= Renward Brandstetter =

Swiss philologist and linguist

Renward Brandstetter (29 June 1860 – 17 April 1942) was a Swiss philologist and linguist who published about medieval and modern Swiss German and the older Swiss theatre history and studied the insular Malayo-Polynesian languages (now considered a subgroup of Austronesian languages).

==Work==

Postcard (1909)

Brandstetter reconstructed the sound system and a preliminary dictionary of what he called "Original Indonesian". In his observations he was the first to develop a theory of Austronesian roots.

He observed that the predominantly disyllabic lexemes of the languages under consideration contain a recurrent -CVC element (or, less often, -CV) which carries a somewhat consistent meaning. He indexed his manuscript lexicons of the principal languages of the region by their root, and then produced a list of hypothetical shared roots by comparing these lists across languages. His conclusions were considered problematic, and little attention was paid by later scholars of the language group, Otto Dempwolff and Otto Dahl, in their reconstructions of the protolanguage.

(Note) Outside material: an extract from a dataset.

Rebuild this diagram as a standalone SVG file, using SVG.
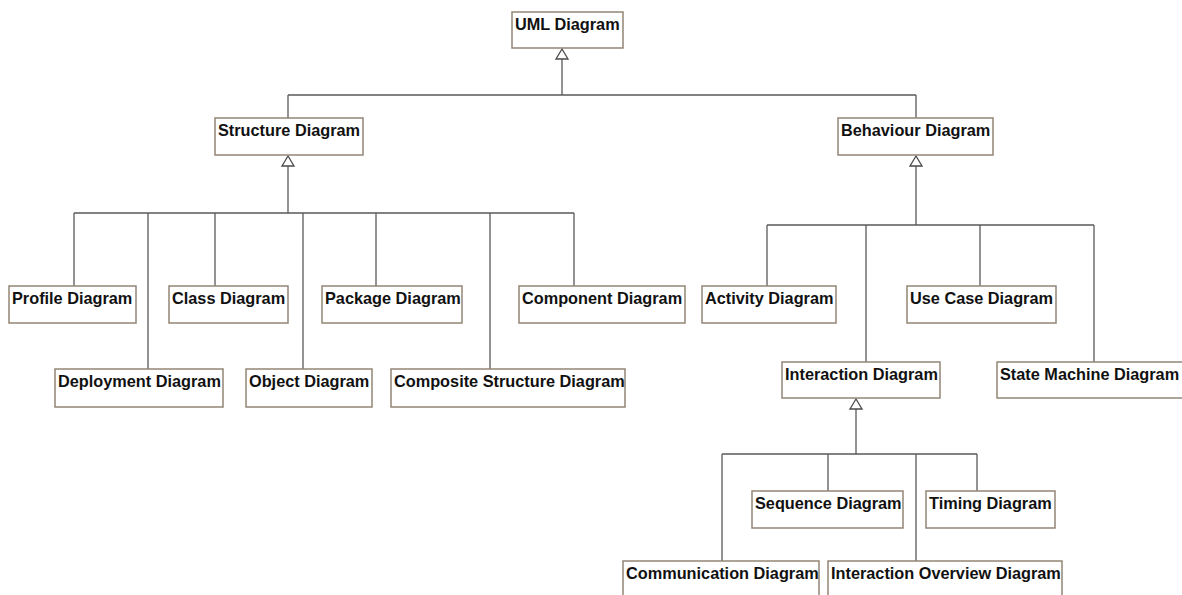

His papers are collected at the Haus zum Dolder, his library at the Zentral- und Hochschulbibliothek Luzern.

==Selected writings==
- Ein Prodromus zu einem vergleichenden Wörterbuch der malaio-polinesischen Sprachen für Sprachforscher und Ethnographen. Lucerne, 1906.
- An Introduction to Indonesian linguistics, trans. by C. O. Blagden, 1–65. London: The Royal Asiatic Society, 1916. (collection of four essays)
- Wie Menschen der indonesischen Erde, 11 volumes, Luzerne, 1921-1937

==Literature and bibliography==
- Renward Brandstetter (1860–1942). Beiträge zum 150. Geburtstag des Schweizer Dialektologen und Erforschers der austronesischen Sprachen und Literaturen. Mit seiner Autobiographie. Ed. by Schweizerische Akademie der Geistes- und Sozialwissenschaften. Berne, 2012 (Sprache und Kulturen). ISBN 978-3-905870-27-5 [also containing a complete bibliography of Brandstetter's publications.]
- Blust, Robert & Schneider, Jürg (edd.): A World of Words. Revisiting the Work of Renward Brandstetter (1860–1942) on Lucerne and Austronesia. Wiesbaden 2012 (Frankfurter Forschungen zu Südostasien 8).